STATED GOAL:
Return, without pictures, the lines from the start of the data through the one that contains "const height = 612;".

****

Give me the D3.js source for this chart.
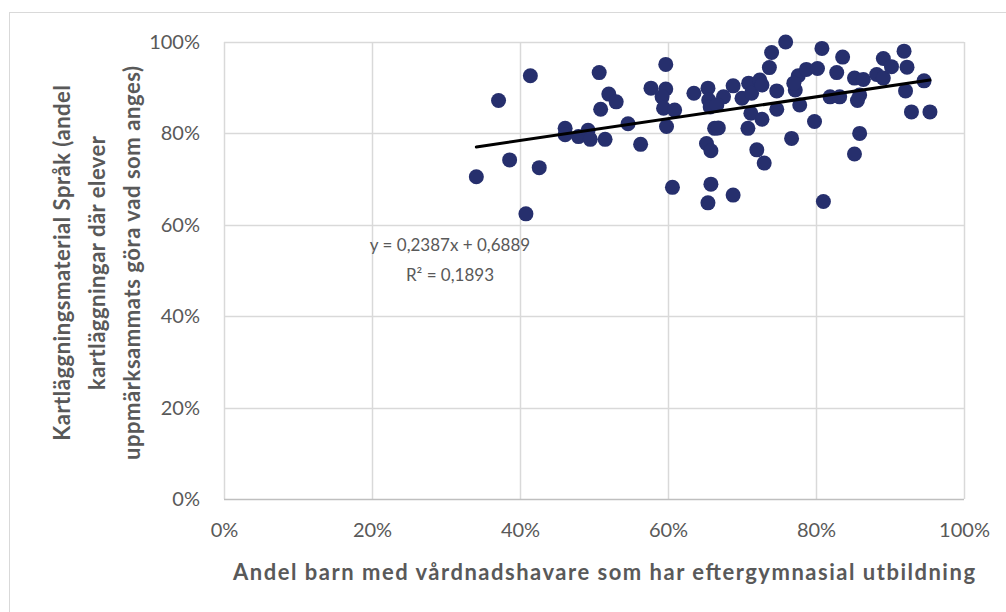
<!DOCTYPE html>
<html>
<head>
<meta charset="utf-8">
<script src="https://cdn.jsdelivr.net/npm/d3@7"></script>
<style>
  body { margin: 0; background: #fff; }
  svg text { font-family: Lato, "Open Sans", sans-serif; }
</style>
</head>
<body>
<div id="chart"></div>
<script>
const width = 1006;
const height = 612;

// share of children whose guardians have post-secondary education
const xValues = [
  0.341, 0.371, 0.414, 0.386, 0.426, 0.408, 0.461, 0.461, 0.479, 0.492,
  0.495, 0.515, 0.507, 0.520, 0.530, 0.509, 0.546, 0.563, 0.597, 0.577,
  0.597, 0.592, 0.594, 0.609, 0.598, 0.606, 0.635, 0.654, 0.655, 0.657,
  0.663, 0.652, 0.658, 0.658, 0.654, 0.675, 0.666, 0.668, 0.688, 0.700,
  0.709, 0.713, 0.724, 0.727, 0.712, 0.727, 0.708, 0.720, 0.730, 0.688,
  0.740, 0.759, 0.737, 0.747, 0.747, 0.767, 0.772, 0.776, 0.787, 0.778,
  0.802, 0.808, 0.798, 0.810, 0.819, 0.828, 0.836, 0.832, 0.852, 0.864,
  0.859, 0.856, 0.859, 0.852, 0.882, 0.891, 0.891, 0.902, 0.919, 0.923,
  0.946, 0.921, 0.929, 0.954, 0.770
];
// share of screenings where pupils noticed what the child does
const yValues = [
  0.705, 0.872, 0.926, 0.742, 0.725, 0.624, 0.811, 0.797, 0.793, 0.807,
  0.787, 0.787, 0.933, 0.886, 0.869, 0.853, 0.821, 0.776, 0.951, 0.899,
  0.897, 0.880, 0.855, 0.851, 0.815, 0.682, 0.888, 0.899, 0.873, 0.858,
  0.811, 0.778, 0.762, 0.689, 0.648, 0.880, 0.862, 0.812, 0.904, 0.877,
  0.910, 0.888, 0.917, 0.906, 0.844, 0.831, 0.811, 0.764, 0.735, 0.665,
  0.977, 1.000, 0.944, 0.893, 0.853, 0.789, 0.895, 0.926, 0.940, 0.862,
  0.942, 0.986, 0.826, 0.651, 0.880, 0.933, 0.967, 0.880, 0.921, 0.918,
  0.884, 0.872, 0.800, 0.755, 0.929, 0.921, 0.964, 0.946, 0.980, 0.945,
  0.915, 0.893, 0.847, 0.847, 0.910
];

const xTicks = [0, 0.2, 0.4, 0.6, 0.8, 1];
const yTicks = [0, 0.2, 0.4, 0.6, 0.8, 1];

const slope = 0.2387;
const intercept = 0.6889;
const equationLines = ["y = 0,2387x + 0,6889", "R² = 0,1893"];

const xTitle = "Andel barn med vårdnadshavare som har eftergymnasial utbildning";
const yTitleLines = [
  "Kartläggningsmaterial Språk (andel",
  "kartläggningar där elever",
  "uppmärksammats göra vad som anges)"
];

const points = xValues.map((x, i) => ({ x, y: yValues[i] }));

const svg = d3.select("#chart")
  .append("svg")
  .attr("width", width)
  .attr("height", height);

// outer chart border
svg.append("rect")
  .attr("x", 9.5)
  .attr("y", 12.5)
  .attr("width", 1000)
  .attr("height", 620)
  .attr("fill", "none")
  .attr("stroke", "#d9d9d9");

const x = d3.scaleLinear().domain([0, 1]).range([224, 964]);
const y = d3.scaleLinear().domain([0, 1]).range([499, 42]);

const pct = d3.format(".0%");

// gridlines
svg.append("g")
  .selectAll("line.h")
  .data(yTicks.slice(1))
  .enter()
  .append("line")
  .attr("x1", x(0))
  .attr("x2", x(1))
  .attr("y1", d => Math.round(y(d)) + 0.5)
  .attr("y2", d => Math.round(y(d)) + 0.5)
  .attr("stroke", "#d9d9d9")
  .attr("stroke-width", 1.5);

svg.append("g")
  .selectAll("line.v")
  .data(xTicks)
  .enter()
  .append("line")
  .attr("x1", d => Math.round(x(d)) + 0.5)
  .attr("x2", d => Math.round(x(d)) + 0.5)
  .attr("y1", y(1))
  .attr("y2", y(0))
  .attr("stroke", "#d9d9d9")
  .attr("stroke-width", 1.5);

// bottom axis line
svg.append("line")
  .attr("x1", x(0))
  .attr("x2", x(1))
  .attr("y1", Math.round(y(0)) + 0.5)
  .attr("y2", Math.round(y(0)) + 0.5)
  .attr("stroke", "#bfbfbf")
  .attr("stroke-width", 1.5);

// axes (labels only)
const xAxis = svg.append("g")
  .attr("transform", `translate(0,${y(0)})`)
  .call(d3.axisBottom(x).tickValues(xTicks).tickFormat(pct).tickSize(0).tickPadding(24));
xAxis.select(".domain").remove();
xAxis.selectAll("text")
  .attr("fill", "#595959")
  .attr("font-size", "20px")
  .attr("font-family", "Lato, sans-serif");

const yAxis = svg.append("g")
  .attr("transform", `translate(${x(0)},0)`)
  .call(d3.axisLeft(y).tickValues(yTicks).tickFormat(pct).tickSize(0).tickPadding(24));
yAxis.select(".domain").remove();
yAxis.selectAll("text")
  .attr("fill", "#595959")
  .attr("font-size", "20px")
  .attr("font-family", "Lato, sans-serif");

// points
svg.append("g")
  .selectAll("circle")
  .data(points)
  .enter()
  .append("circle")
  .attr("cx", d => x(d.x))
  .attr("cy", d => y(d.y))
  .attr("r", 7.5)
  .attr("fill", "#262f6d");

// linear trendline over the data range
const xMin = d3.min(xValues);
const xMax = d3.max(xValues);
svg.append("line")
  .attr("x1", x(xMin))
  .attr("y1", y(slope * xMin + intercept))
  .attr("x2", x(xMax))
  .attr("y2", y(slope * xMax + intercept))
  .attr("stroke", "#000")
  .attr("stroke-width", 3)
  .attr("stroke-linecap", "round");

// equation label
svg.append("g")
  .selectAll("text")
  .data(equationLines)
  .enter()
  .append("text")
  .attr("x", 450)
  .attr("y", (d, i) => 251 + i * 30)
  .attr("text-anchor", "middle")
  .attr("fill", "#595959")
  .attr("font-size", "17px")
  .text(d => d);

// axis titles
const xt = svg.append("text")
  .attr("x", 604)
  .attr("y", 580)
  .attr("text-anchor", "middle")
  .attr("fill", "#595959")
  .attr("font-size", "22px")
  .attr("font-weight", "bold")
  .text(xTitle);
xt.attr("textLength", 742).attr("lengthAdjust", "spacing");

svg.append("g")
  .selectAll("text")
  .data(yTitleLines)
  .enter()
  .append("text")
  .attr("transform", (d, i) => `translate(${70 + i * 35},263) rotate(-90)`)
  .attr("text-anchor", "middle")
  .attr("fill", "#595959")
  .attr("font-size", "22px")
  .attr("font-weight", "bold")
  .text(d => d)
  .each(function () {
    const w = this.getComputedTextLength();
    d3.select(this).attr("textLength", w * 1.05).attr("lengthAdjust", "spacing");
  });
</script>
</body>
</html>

****

REPLY TO THE EXERCISE:
Give me the D3.js source for this chart.
<!DOCTYPE html>
<html>
<head>
<meta charset="utf-8">
<script src="https://cdn.jsdelivr.net/npm/d3@7"></script>
<style>
  body { margin: 0; background: #fff; }
  svg text { font-family: Lato, "Open Sans", sans-serif; }
</style>
</head>
<body>
<div id="chart"></div>
<script>
const width = 1006;
const height = 612;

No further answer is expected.